= Stated goal =
Return the lines from the one with "Convert this chart to Plotly code." through the one with "4.91, 4.57, 4.22]", exactly as they appear and with no pictures.

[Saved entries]

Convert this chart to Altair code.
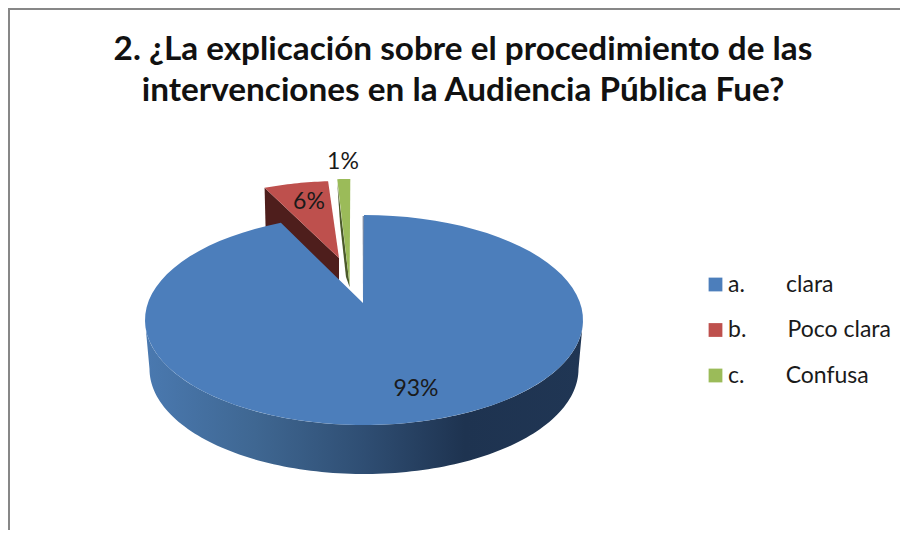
import numpy as np
import pandas as pd
import altair as alt

shares = [93, 6, 1]
pct_labels = ["93%", "6%", "1%"]
categories = ["a.\u00a0\u00a0\u00a0\u00a0\u00a0\u00a0\u00a0clara",
              "b.\u00a0\u00a0\u00a0\u00a0\u00a0\u00a0\u00a0Poco clara",
              "c.\u00a0\u00a0\u00a0\u00a0\u00a0\u00a0\u00a0Confusa"]
colors = ["#4C7EBB", "#BE504D", "#9BBB59"]
title_lines = ["2. ¿La explicación sobre el procedimiento de las",
               "intervenciones en la Audiencia Pública Fue?"]
FONT = "Lato"

A, B = 219, 105


def arc(cx, cy, a, b, t0, t1, n=90):
    t = np.radians(np.linspace(t0, t1, n))
    return list(zip(cx + a * np.sin(t), cy - b * np.cos(t)))


def poly(points, **extra):
    return pd.DataFrame([{"i": i, "px": p[0], "py": p[1], **extra} for i, p in enumerate(points)])


blue_end = shares[0] * 3.6 + 2.9
red_start = shares[0] * 3.6 + 4.5
red_end = red_start + shares[1] * 3.6 * 0.79
green_start = 360 - shares[2] * 3.6 * 0.95

blue_arc = arc(364, 320, A, B, 0.0, blue_end)
red_arc = arc(342, 286, A, B, red_start, red_end, 20)
green_arc = arc(350.3, 284, A, B, green_start, 360, 6)

blue_top = poly([(363, 303)] + blue_arc, cat=categories[0])
red_tip = (339, 258)
red_top = poly([red_tip] + red_arc, cat=categories[1])
green_tip = (349.6, 285)
green_top = poly([green_tip] + green_arc, cat=categories[2])
tops = pd.concat([blue_top, red_top, green_top])

blue_side = poly(arc(364, 320, A, B, 270, 90, 120) + arc(364, 369, 214.5, B, 90, 270, 120))
s = red_arc[0]
red_side = poly([s, red_tip, (339, 281), (s[0] + 1, s[1] + 40)])
g = green_arc[0]
green_side = poly([(g[0], g[1] + 3), green_tip, (349.6, 287), (346, 277), (340, 223)])
blue_wall = poly([(362.6, 216), (363, 303), (364, 303), (364, 216)])

X = alt.X("px:Q", scale=alt.Scale(domain=[8, 900], nice=False, zero=False), axis=None)
Y = alt.Y("py:Q", scale=alt.Scale(domain=[530, 8], nice=False, zero=False), axis=None)
ORD = alt.Order("i:Q")


def shape(df, fill):
    return alt.Chart(df).mark_line(fill=fill, stroke=None, strokeWidth=0, clip=False).encode(x=X, y=Y, order=ORD)


side_gradient = alt.Gradient(
    gradient="linear", x1=0, x2=1, y1=0, y2=0,
    stops=[alt.GradientStop(offset=0, color="#4A79B0"),
           alt.GradientStop(offset=0.25, color="#3F6792"),
           alt.GradientStop(offset=0.5, color="#2F4E73"),
           alt.GradientStop(offset=0.73, color="#1E3350"),
           alt.GradientStop(offset=1, color="#203654")])

frame_src = pd.DataFrame({"k": [0]})
frame_v = alt.Chart(frame_src).mark_rule(color="#878787", strokeWidth=2).encode(x=alt.value(1))
frame_h = alt.Chart(frame_src).mark_rule(color="#878787", strokeWidth=2).encode(y=alt.value(1))

top_layer = alt.Chart(tops).mark_line(strokeWidth=0, clip=False).encode(
    x=X, y=Y, order=ORD,
    fill=alt.Fill("cat:N",
                  scale=alt.Scale(domain=categories, range=colors),
                  legend=alt.Legend(title=None, orient="none", legendX=696, legendY=265,
                                    symbolType="square", symbolSize=190, symbolStrokeWidth=0,
                                    symbolOpacity=1, labelFont=FONT, labelFontSize=23,
                                    labelColor="#1a1a1a", labelOffset=1, rowPadding=21.5,
                                    labelLimit=300)))

labels = pd.DataFrame({"label": pct_labels, "px": [416, 309, 343], "py": [389, 202, 162]})
label_layer = alt.Chart(labels).mark_text(font=FONT, fontSize=23, color="#1a1a1a",
                                          align="center", baseline="middle").encode(
    x=X, y=Y, text="label:N")

chart = alt.layer(
    frame_v, frame_h,
    shape(red_side, "#4E1E1C"),
    shape(green_side, "#4B5A2A"),
    shape(blue_side, side_gradient),
    shape(blue_wall, "#7F8EA6"),
    top_layer,
    label_layer,
).properties(
    width=892, height=522, padding=0,
    autosize=alt.AutoSizeParams(type="none"),
    title=alt.TitleParams(text=title_lines, font=FONT, fontSize=33.3, fontWeight="bold",
                          color="#111111", anchor="middle", frame="group", lineHeight=41,
                          baseline="top", dy=101, dx=9, offset=0),
).configure_view(stroke=None).configure(background="white")

chart.save("out.html", embed_options={"renderer": "svg", "actions": False})
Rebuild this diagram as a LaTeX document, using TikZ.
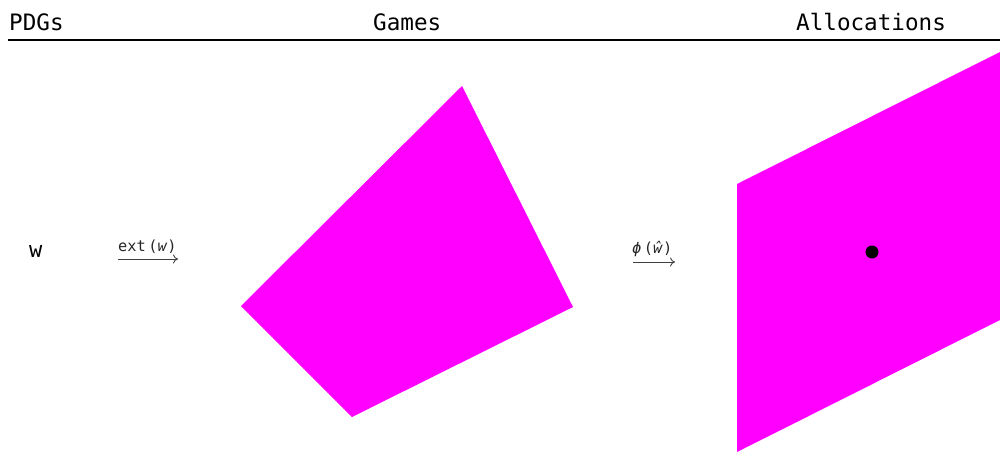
\documentclass[tikz,border=0pt]{standalone}
\usepackage{fontspec}
\setmainfont{DejaVu Sans Mono}
\usetikzlibrary{arrows.meta}
\definecolor{magentargb}{RGB}{255,0,255}
\begin{document}
\begin{tikzpicture}[x=1pt,y=-1pt,
  title/.style={font=\fontsize{22.6}{26}\selectfont, inner sep=0pt, anchor=base west},
  region/.style={fill=magentargb, draw=none},
  lbl/.style={font=\fontsize{15.3}{17}\selectfont, inner sep=0pt, anchor=base west, text=black!85},
  maparrow/.style={draw=black!75, line width=0.9pt, -{To[length=5pt,width=9pt]}}]
\useasboundingbox (0,0) rectangle (1000,452);
\node[title] (pdgs) at (9,31) {PDGs};
\node[title] (games) at (373,31) {Games};
\node[title] (alloc) at (796,31) {Allocations};
\coordinate (rl) at (8,40);
\coordinate (rr) at (1000,40);
\draw[line width=2.5pt] (rl) -- (rr);
\node[font=\fontsize{22}{24}\selectfont, inner sep=0pt, anchor=base west] (w) at (29,257) {w};
\coordinate (a1s) at (118,259);
\coordinate (a1e) at (178,259);
\draw[maparrow] (a1s) -- (a1e);
\node[lbl] (l1) at (118,251) {ext\,(\textit{w})};
\coordinate (a2s) at (633,262);
\coordinate (a2e) at (675,262);
\draw[maparrow] (a2s) -- (a2e);
\node[lbl] (l2) at (632,253) {\textit{ϕ}\,(\textit{ŵ})};
\path[region] (462,86) -- (573,307) -- (352,417) -- (241,306) -- cycle;
\path[region] (737,184) -- (1000,52) -- (1000,320) -- (737,452) -- cycle;
\node[circle, fill=black, inner sep=0pt, minimum size=13pt] (dot) at (872,252) {};
\end{tikzpicture}
\end{document}
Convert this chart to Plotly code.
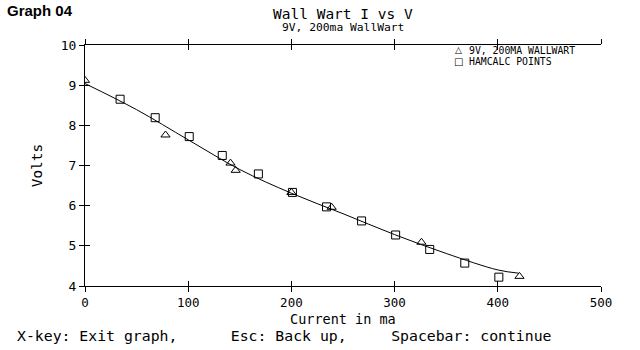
import plotly.graph_objects as go

# Measured wall-wart load points (current in mA, output volts)
meas_ma = [0, 78, 141, 146, 200, 239, 326, 421]
meas_v = [9.12, 7.76, 7.06, 6.88, 6.33, 5.96, 5.09, 4.24]

# HAMCALC computed points
calc_ma = [34, 68, 101, 133, 168, 201, 234, 268, 301, 334, 368, 401]
calc_v = [8.65, 8.19, 7.72, 7.25, 6.79, 6.33, 5.97, 5.62, 5.27, 4.91, 4.57, 4.22]

# Fitted curve through the data
fit_ma = [0, 50, 100, 150, 200, 250, 300, 350, 400, 420]
fit_v = [9.04, 8.39, 7.64, 6.90, 6.31, 5.80, 5.28, 4.81, 4.40, 4.32]

x_ticks = [0, 100, 200, 300, 400, 500]
y_ticks = [4, 5, 6, 7, 8, 9, 10]

MONO = "DejaVu Sans Mono"
W, H = 640, 350
ML, MR, MT, MB = 85, 39, 45, 64

fig = go.Figure()
fig.add_trace(go.Scatter(x=fit_ma, y=fit_v, mode="lines", line=dict(color="black", width=1, shape="spline"),
                         showlegend=False, hoverinfo="skip"))
fig.add_trace(go.Scatter(x=calc_ma, y=calc_v, mode="markers", name="HAMCALC POINTS",
                         marker=dict(symbol="square-open", size=8, color="black", line=dict(width=1)),
                         showlegend=False))
fig.add_trace(go.Scatter(x=meas_ma, y=meas_v, mode="markers", name="9V, 200MA WALLWART",
                         marker=dict(symbol="triangle-up-open", size=8, color="black", line=dict(width=1)),
                         showlegend=False))
# empty trace that carries the inward-pointing tick axes
fig.add_trace(go.Scatter(x=[], y=[], xaxis="x2", yaxis="y2", showlegend=False, hoverinfo="skip"))

axis_common = dict(showgrid=False, zeroline=False, showline=True, linecolor="black", linewidth=1,
                   ticks="outside", ticklen=5, tickcolor="black", tickwidth=1)

fig.update_layout(
    width=W, height=H,
    margin=dict(l=ML, r=MR, t=MT, b=MB),
    paper_bgcolor="white", plot_bgcolor="white",
    font=dict(family=MONO, color="black", size=13),
    xaxis=dict(range=[0, 500], tickvals=x_ticks, mirror="ticks", tickfont=dict(size=12.5), **axis_common),
    yaxis=dict(range=[4, 10], tickvals=y_ticks,
               title=dict(text="Volts", font=dict(size=14.5), standoff=14), **axis_common),
    xaxis2=dict(range=[0, 500], tickvals=x_ticks, overlaying="x", anchor="y2", showticklabels=False,
                showgrid=False, zeroline=False, showline=False, mirror="ticks",
                ticks="inside", ticklen=5, tickcolor="black"),
    yaxis2=dict(range=[4, 10], tickvals=y_ticks, overlaying="y", anchor="x2", showticklabels=False,
                showgrid=False, zeroline=False, showline=False,
                ticks="inside", ticklen=5, tickcolor="black"),
    showlegend=False,
)


def px_note(text, x, y, size, family=MONO, xanchor="left"):
    """Annotation placed by pixel position (from the top-left of the page)."""
    return dict(text=text, showarrow=False, xref="paper", yref="paper",
                x=(x - ML) / (W - ML - MR), y=(H - y - MB) / (H - MT - MB),
                font=dict(family=family, size=size), xanchor=xanchor, yanchor="middle")


annotations = [
    px_note("<b>Graph 04</b>", 5, 10, 15, family="Liberation Sans"),
    px_note("Wall Wart I vs V", 343, 14, 14.5, xanchor="center"),
    px_note("9V, 200ma WallWart", 343, 27, 11.3, xanchor="center"),
    px_note("Current in ma", 343, 318.5, 13.5, xanchor="center"),
    px_note("X-key: Exit graph,      Esc: Back up,     Spacebar: continue", 15, 335, 14.8),
    px_note("\u25b3", 458, 50, 9, family="DejaVu Sans", xanchor="center"),
    px_note("\u25a1", 458, 61.5, 10, family="DejaVu Sans", xanchor="center"),
    px_note("9V, 200MA WALLWART", 467, 50, 9.8),
    px_note("HAMCALC POINTS", 467, 61.5, 9.8),
]
fig.update_layout(annotations=annotations)

fig.write_html("out.html")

= Exercise solution =
Convert this chart to Plotly code.
import plotly.graph_objects as go

# Measured wall-wart load points (current in mA, output volts)
meas_ma = [0, 78, 141, 146, 200, 239, 326, 421]
meas_v = [9.12, 7.76, 7.06, 6.88, 6.33, 5.96, 5.09, 4.24]

# HAMCALC computed points
calc_ma = [34, 68, 101, 133, 168, 201, 234, 268, 301, 334, 368, 401]
calc_v = [8.65, 8.19, 7.72, 7.25, 6.79, 6.33, 5.97, 5.62, 5.27, 4.91, 4.57, 4.22]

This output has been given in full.